Seiwell alleges that the trial court erred in denying her post-trial motion, which requested that the court enter an order directing her to pay the verdict either (1) by naming Medicare, along with Zaleppa and her attorneys, as payees on the draft satisfying the verdict or (2) by paying the verdict into court pending notification from Medicare that all outstanding Medicare liens have been satisfied. After careful consideration, we conclude that there is no legal basis under either federal or Pennsylvania law to assert the interests of the United States government as to the reimbursement of Medicare liens. Thus, the trial court properly denied Seiwell’s post-trial motion.

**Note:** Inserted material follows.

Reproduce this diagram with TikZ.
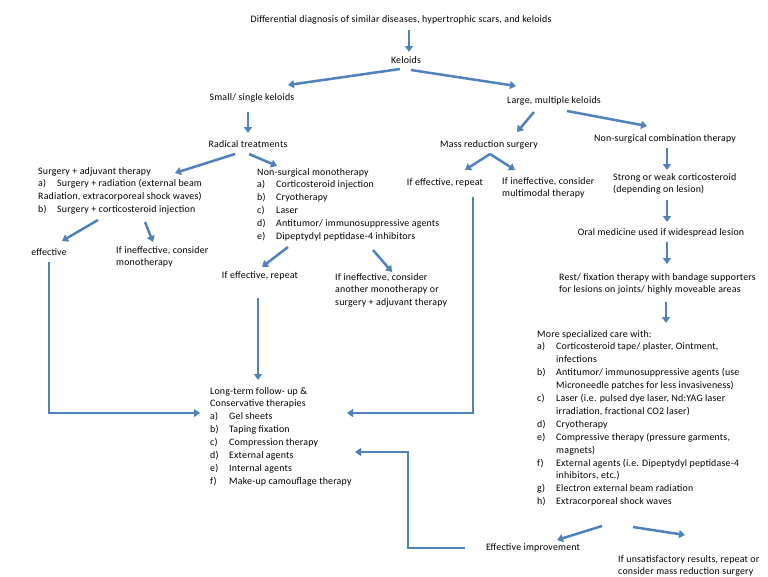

I know that, and so I do not let insurance companies try to compromise my clients’ rights by secretly negotiating with the government. The problem, however, is that some plaintiffs’ attorneys have let this happen, either unwittingly or carelessly, emboldening insurance companies and the government into doing it as a matter of course. Diligent plaintiffs’ attorneys only find out when the insurance company pays us less than the full settlement amount, requiring that we start kicking and screaming, demanding the insurance company cancel the check to the government and threatening to file a motion to enforce the settlement.

So I’ll say it again: Pennsylvania injury lawyers, stop letting insurance companies deal with the government directly over Medicaid / Medicare liens. If you have an issue, post it to one of the plaintiffs-side list servers, or pay for a lien resolution services company.